ResourceQuotas: These set a hard limit for the entire namespace (e.g., a maximum of 10 CPU cores and 32GB RAM across all pods). Once the limit is reached, the API server denies scaling additional pods.
LimitRanges: With this, we enforce default values for each individual container. A developer cannot start a pod that doesn’t define requests and limits. This forces the application into a predictable framework and allows the scheduler (kube-scheduler) to distribute workloads efficiently and fairly across nodes.

Priority Classes

In critical eCommerce scenarios, we use PriorityClasses. This ensures that “premium tenants” or system-critical services (like the ingress gateway) can displace less important background jobs (like reporting workers) in case of resource shortages.

3. Network Isolation: Zero-Trust in the Cluster Network

By default, the pod network is not segmented. An attacker who breaches customer A’s pod could use port scanning to find customer B’s database in the neighboring namespace.

Network Policies (L3/L4 Isolation)

We implement a default-deny principle. Each project starts with a policy that prohibits all incoming and outgoing traffic. Only explicit rules allow:

Communication between frontend and backend within the namespace.
Access to global services (DNS, Ingress Controller).
Shielded paths to external databases.

Service Mesh (L7 Isolation)

For “hard multi-tenancy,” L4 is often not enough. By using a service mesh (like Istio or Linkerd), we implement mTLS (mutual TLS) between pods. This not only encrypts the traffic but also requires each pod to cryptographically authenticate itself to its communication partner.

4. Storage Isolation: Persistent Volume Claims (PVC)

When accessing storage, we must prevent tenants from accessing foreign data by manipulating volume IDs.

Dynamic Provisioning: Using the CSI (Container Storage Interface), we ensure that each PVC creates a unique, isolated volume on the storage backend (e.g., CEPH or cloud block storage).
StorageClasses: By using separate StorageClasses for different tenants, we can enforce different performance tiers and encryption keys (encryption at rest).

5. Runtime Security & Sandboxing

For maximum security (hard multi-tenancy), we consider the container kernel as an attack vector. If all containers share the same host kernel, a kernel exploit could breach isolation.

RuntimeClasses: We use technologies like gVisor or Kata Containers to isolate workloads in a lightweight sandbox. The tenant then runs in its own isolated kernel proxy, reducing the risk of “container escapes” to near zero.

Conclusion: The Platform as a Fortress

Multi-tenancy on Kubernetes is not a binary state but a spectrum. While “soft isolation” is often sufficient for internal teams, SaaS providers require a hardened infrastructure. By combining namespaces, quotas, network policies, and runtime sandboxing, ayedo transforms Kubernetes into a tenant-capable high-performance platform that leverages economies of scale without sacrificing security.

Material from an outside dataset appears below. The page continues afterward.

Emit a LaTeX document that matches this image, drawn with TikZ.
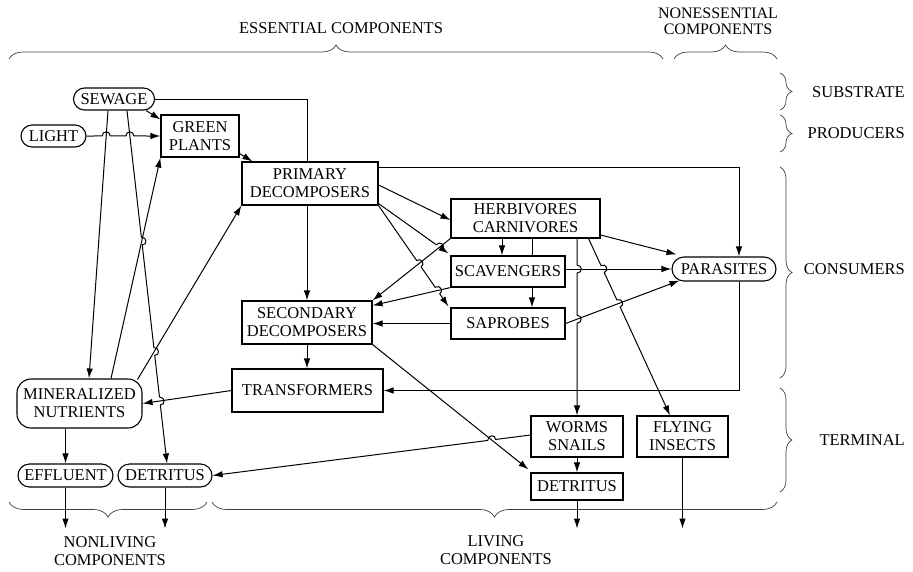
\documentclass[tikz,border=0pt]{standalone}
\usepackage{fontspec}
\setmainfont{Liberation Serif}
\usetikzlibrary{arrows.meta,calc,decorations.pathreplacing}
\newcommand{\diafont}{\fontsize{16.5}{18}\selectfont}
\newcommand{\diafontb}{\fontsize{16}{16}\selectfont}
\begin{document}
\begin{tikzpicture}[x=1pt,y=-1pt,
  ln/.style={line width=1pt},
  arr/.style={ln,-{Latex[length=10pt,width=6.5pt]}},
  box/.style={draw,line width=1.1pt,inner sep=0pt,align=center,font=\diafont},
  lbl/.style={inner sep=0pt,align=center,font=\diafont},
  brc/.style={decorate,decoration={brace,amplitude=#1},line width=0.7pt,draw=black!75},
  sz/.style 2 args={minimum width=#1pt,minimum height=#2pt}]
\useasboundingbox (0,0) rectangle (913,571);

% ---------- nodes ----------
\node[box,rounded corners=11pt,sz={81}{22}] (sew) at (114,99) {SEWAGE};
\node[box,rounded corners=11pt,sz={65}{22}] (light) at (53.5,136) {LIGHT};
\node[box,sz={78}{42}] (gp) at (200,136) {GREEN\\PLANTS};
\node[box,sz={136}{43}] (pd) at (310,183.5) {PRIMARY\\DECOMPOSERS};
\node[box,sz={149}{39}] (hc) at (525.5,218.5) {HERBIVORES\\CARNIVORES};
\node[box,sz={114}{31}] (scav) at (508,271.5) {SCAVENGERS};
\node[box,sz={114}{31}] (sap) at (508,323.5) {SAPROBES};
\node[box,rounded corners=12pt,sz={104}{24}] (par) at (724,269) {PARASITES};
\node[box,sz={130}{43}] (sd) at (307,322.5) {SECONDARY\\DECOMPOSERS};
\node[box,sz={151}{43}] (tr) at (307.5,390.5) {TRANSFORMERS};
\node[box,rounded corners=14pt,sz={125}{49}] (mn) at (79.5,403.5) {MINERALIZED\\NUTRIENTS};
\node[box,rounded corners=11.5pt,sz={95}{23}] (eff) at (65.5,475.5) {EFFLUENT};
\node[box,rounded corners=11.5pt,sz={94}{23}] (detl) at (165,475.5) {DETRITUS};
\node[box,sz={92}{41}] (ws) at (577,436.5) {WORMS\\SNAILS};
\node[box,sz={91}{41}] (fi) at (682.5,436.5) {FLYING\\INSECTS};
\node[box,sz={92}{27}] (detr) at (577,486.5) {DETRITUS};

% ---------- labels ----------
\node[lbl] (ess) at (341,28) {ESSENTIAL COMPONENTS};
\node[lbl,font=\diafontb] (ness) at (718,21.5) {NONESSENTIAL\\COMPONENTS};
\node[lbl,anchor=east] (subs) at (905,92) {SUBSTRATE};
\node[lbl,anchor=east] (prod) at (905,133) {PRODUCERS};
\node[lbl,anchor=east] (cons) at (905,269) {CONSUMERS};
\node[lbl,anchor=east] (term) at (905,440) {TERMINAL};
\node[lbl] (nonl) at (110,551.5) {NONLIVING\\COMPONENTS};
\node[lbl] (liv) at (496,550) {LIVING\\COMPONENTS};

% ---------- braces ----------
\draw[brc=14pt] (9,59) -- (663,59);
\draw[brc=14pt] (674,59) -- (777,59);
\draw[brc=12pt] (780,73) -- (780,110);
\draw[brc=12pt] (780,115) -- (780,152);
\draw[brc=12pt] (780,167) -- (780,378);
\draw[brc=12pt] (780,388) -- (780,492);
\draw[brc=15pt] (207,502) -- (9,502);
\draw[brc=15pt] (777,502) -- (212,502);

% ---------- end points ----------
\coordinate (e3a) at (light.east);
\coordinate (e3b) at (gp.west);
\coordinate (e4a) at ($(sew.south)+(-6,0)$);
\coordinate (e4b) at ($(mn.north)+(9.5,0)$);
\coordinate (e5a) at ($(sew.south)+(13,0)$);
\coordinate (e5b) at ($(detl.north)+(2,0)$);
\coordinate (e6a) at ($(mn.north)+(31.5,0)$);
\coordinate (e6b) at (gp.south west);
\coordinate (e7a) at ($(mn.north east)+(-5,1)$);
\coordinate (e7b) at (pd.south west);
\coordinate (e12a) at ($(pd.south east)+(0,-2)$);
\coordinate (e12b) at ($(scav.north west)+(-2,-2)$);
\coordinate (e13a) at (pd.south east);
\coordinate (e13b) at ($(sap.north west)+(-2,-1)$);
\coordinate (e14a) at (hc.south west);
\coordinate (e14b) at (sd.north east);
\coordinate (e15a) at (scav.south west);
\coordinate (e15b) at ($(sd.east)+(0,-17)$);
\coordinate (e19a) at (ws.north |- hc.south);
\coordinate (e19b) at (ws.north);
\coordinate (e20a) at ($(hc.south east)+(-12,0)$);
\coordinate (e20b) at ($(fi.north)+(-12.5,0)$);
\coordinate (e22a) at (scav.east |- par.west);
\coordinate (e22b) at (par.west);
\coordinate (e23a) at (sap.east);
\coordinate (e23b) at ($(par.south west)+(8,-1)$);
\coordinate (e26a) at (sd.south east);
\coordinate (e26b) at ($(detr.north west)+(-2,-3)$);
\coordinate (e27a) at (tr.west);
\coordinate (e27b) at (mn.east);
\coordinate (e30a) at ($(ws.west)+(0,-1.5)$);
\coordinate (e30b) at (detl.east);
\coordinate (x502) at ($(scav.north)+(-6,0)$);
\coordinate (x532) at ($(scav.north)+(24,0)$);
\coordinate (p15n) at ($(par.north)+(15,0)$);
\coordinate (p15s) at ($(par.south)+(15,0)$);
\coordinate (o1) at ($(eff.south)+(0,41)$);
\coordinate (o2) at ($(detl.south)+(0,41)$);
\coordinate (o3) at ($(detr.south)+(0,28)$);
\coordinate (o4) at ($(fi.south)+(0,71)$);

% ---------- crossings ----------
\coordinate (h3a) at (intersection of e3a--e3b and e4a--e4b);
\coordinate (h3b) at (intersection of e3a--e3b and e5a--e5b);
\coordinate (h5a) at (intersection of e5a--e5b and e6a--e6b);
\coordinate (h5b) at (intersection of e5a--e5b and e7a--e7b);
\coordinate (h5c) at (intersection of e5a--e5b and e27a--e27b);
\coordinate (h12) at (intersection of e12a--e12b and e14a--e14b);
\coordinate (h13a) at (intersection of e13a--e13b and e14a--e14b);
\coordinate (h13b) at (intersection of e13a--e13b and e15a--e15b);
\coordinate (h19a) at (intersection of e19a--e19b and e22a--e22b);
\coordinate (h19b) at (intersection of e19a--e19b and e23a--e23b);
\coordinate (h20a) at (intersection of e20a--e20b and e22a--e22b);
\coordinate (h20b) at (intersection of e20a--e20b and e23a--e23b);
\coordinate (h30) at (intersection of e30a--e30b and e26a--e26b);

% ---------- connectors ----------
\draw[ln] (sew.east) -| (sd.north |- pd.north);
\draw[arr] ($(sew.south east)+(-9,0)$) -- ($(gp.north west)+(0,5)$);
\draw[arr] (e3a)
  -- ($(h3a)!4pt!(e3a)$) .. controls ($(h3a)!4pt!(e3a)+(0,-5.5)$) and ($(h3a)!4pt!(e3b)+(0,-5.5)$) .. ($(h3a)!4pt!(e3b)$)
  -- ($(h3b)!4pt!(e3a)$) .. controls ($(h3b)!4pt!(e3a)+(0,-5.5)$) and ($(h3b)!4pt!(e3b)+(0,-5.5)$) .. ($(h3b)!4pt!(e3b)$)
  -- (e3b);
\draw[arr] (e4a) -- (e4b);
\draw[arr] (e5a)
  -- ($(h5a)!4pt!(e5a)$) .. controls ($(h5a)!4pt!(e5a)+(5.5,0)$) and ($(h5a)!4pt!(e5b)+(5.5,0)$) .. ($(h5a)!4pt!(e5b)$)
  -- ($(h5b)!4pt!(e5a)$) .. controls ($(h5b)!4pt!(e5a)+(5.5,0)$) and ($(h5b)!4pt!(e5b)+(5.5,0)$) .. ($(h5b)!4pt!(e5b)$)
  -- ($(h5c)!4pt!(e5a)$) .. controls ($(h5c)!4pt!(e5a)+(5.5,0)$) and ($(h5c)!4pt!(e5b)+(5.5,0)$) .. ($(h5c)!4pt!(e5b)$)
  -- (e5b);
\draw[arr] (e6a) -- (e6b);
\draw[arr] (e7a) -- (e7b);
\draw[arr] ($(gp.south east)+(0,-4)$) -- ($(pd.north west)+(11,0)$);
\draw[arr] (sd.north |- pd.south) -- (sd.north);
\draw[arr] ($(pd.north east)+(0,6)$) -| (p15n);
\draw[arr] ($(pd.east)+(0,1.5)$) -- ($(hc.west)+(0,1.5)$);
\draw[arr] (e12a)
  -- ($(h12)!4pt!(e12a)$) .. controls ($(h12)!4pt!(e12a)+(3,-4.5)$) and ($(h12)!4pt!(e12b)+(3,-4.5)$) .. ($(h12)!4pt!(e12b)$)
  -- (e12b);
\draw[arr] (e13a)
  -- ($(h13a)!4pt!(e13a)$) .. controls ($(h13a)!4pt!(e13a)+(4.5,-3)$) and ($(h13a)!4pt!(e13b)+(4.5,-3)$) .. ($(h13a)!4pt!(e13b)$)
  -- ($(h13b)!4pt!(e13a)$) .. controls ($(h13b)!4pt!(e13a)+(4.5,-3)$) and ($(h13b)!4pt!(e13b)+(4.5,-3)$) .. ($(h13b)!4pt!(e13b)$)
  -- (e13b);
\draw[arr] (e14a) -- (e14b);
\draw[arr] (e15a) -- (e15b);
\draw[arr] (sap.west) -- (sd.east |- sap.west);
\draw[arr] (x502 |- hc.south) -- (x502);
\draw[ln] (x532 |- hc.south) -- (x532);
\draw[arr] ($(scav.south)+(24,0)$) -- ($(sap.north)+(24,0)$);
\draw[arr] (e19a)
  -- ($(h19a)!4pt!(e19a)$) .. controls ($(h19a)!4pt!(e19a)+(5.5,0)$) and ($(h19a)!4pt!(e19b)+(5.5,0)$) .. ($(h19a)!4pt!(e19b)$)
  -- ($(h19b)!4pt!(e19a)$) .. controls ($(h19b)!4pt!(e19a)+(5.5,0)$) and ($(h19b)!4pt!(e19b)+(5.5,0)$) .. ($(h19b)!4pt!(e19b)$)
  -- (e19b);
\draw[arr] (e20a)
  -- ($(h20a)!4pt!(e20a)$) .. controls ($(h20a)!4pt!(e20a)+(5,-2.3)$) and ($(h20a)!4pt!(e20b)+(5,-2.3)$) .. ($(h20a)!4pt!(e20b)$)
  -- ($(h20b)!4pt!(e20a)$) .. controls ($(h20b)!4pt!(e20a)+(5,-2.3)$) and ($(h20b)!4pt!(e20b)+(5,-2.3)$) .. ($(h20b)!4pt!(e20b)$)
  -- (e20b);
\draw[arr] ($(hc.east)+(0,16.5)$) -- ($(par.north west)+(5,-2)$);
\draw[arr] (e22a) -- (e22b);
\draw[arr] (e23a) -- (e23b);
\draw[arr] (p15s) |- (tr.east);
\draw[arr] (sd.south) -- (sd.south |- tr.north);
\draw[arr] (e26a) -- (e26b);
\draw[arr] (e27a) -- (e27b);
\draw[arr] (eff.north |- mn.south) -- (eff.north);
\draw[arr] (ws.south) -- (detr.north);
\draw[arr] (e30a)
  -- ($(h30)!4pt!(e30a)$) .. controls ($(h30)!4pt!(e30a)+(0,-5.5)$) and ($(h30)!4pt!(e30b)+(0,-5.5)$) .. ($(h30)!4pt!(e30b)$)
  -- (e30b);
\draw[arr] (eff.south) -- (o1);
\draw[arr] (detl.south) -- (o2);
\draw[arr] (detr.south) -- (o3);
\draw[arr] (fi.south) -- (o4);
\end{tikzpicture}
\end{document}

Do you have questions about the technical implementation of network policies or optimizing the performance of your multi-tenant environment? Our experts are here to support you with architecture reviews.

FAQ

Why is a CNI plugin crucial for multi-tenancy? The CNI (Container Network Interface) is responsible for enforcing network policies. Plugins like Cilium use eBPF to provide highly efficient isolation at the kernel level without the latency of traditional iptables rules.

How do you prevent “Pod Priority Preemption” abuse? In multi-tenant environments, users should not be allowed to create their own PriorityClasses. Administrators define fixed classes, and an Admission Controller (like OPA Gatekeeper) ensures tenants only use the priorities intended for them.

What is the role of OPA (Open Policy Agent) Gatekeeper? Gatekeeper acts as a “bouncer.” It checks each manifest against predefined policies (e.g., “Every container must have a ReadOnlyRootFilesystem”) before it is accepted by the API server. This is essential for governance in multi-tenant clusters.

What impact does multi-tenancy have on logging? In a multi-tenant environment, the logging system (e.g., VictoriaLogs or Grafana Loki) must be able to securely separate logs based on namespace_id or tenant_id, ensuring customers can only view their own log data through a dashboard.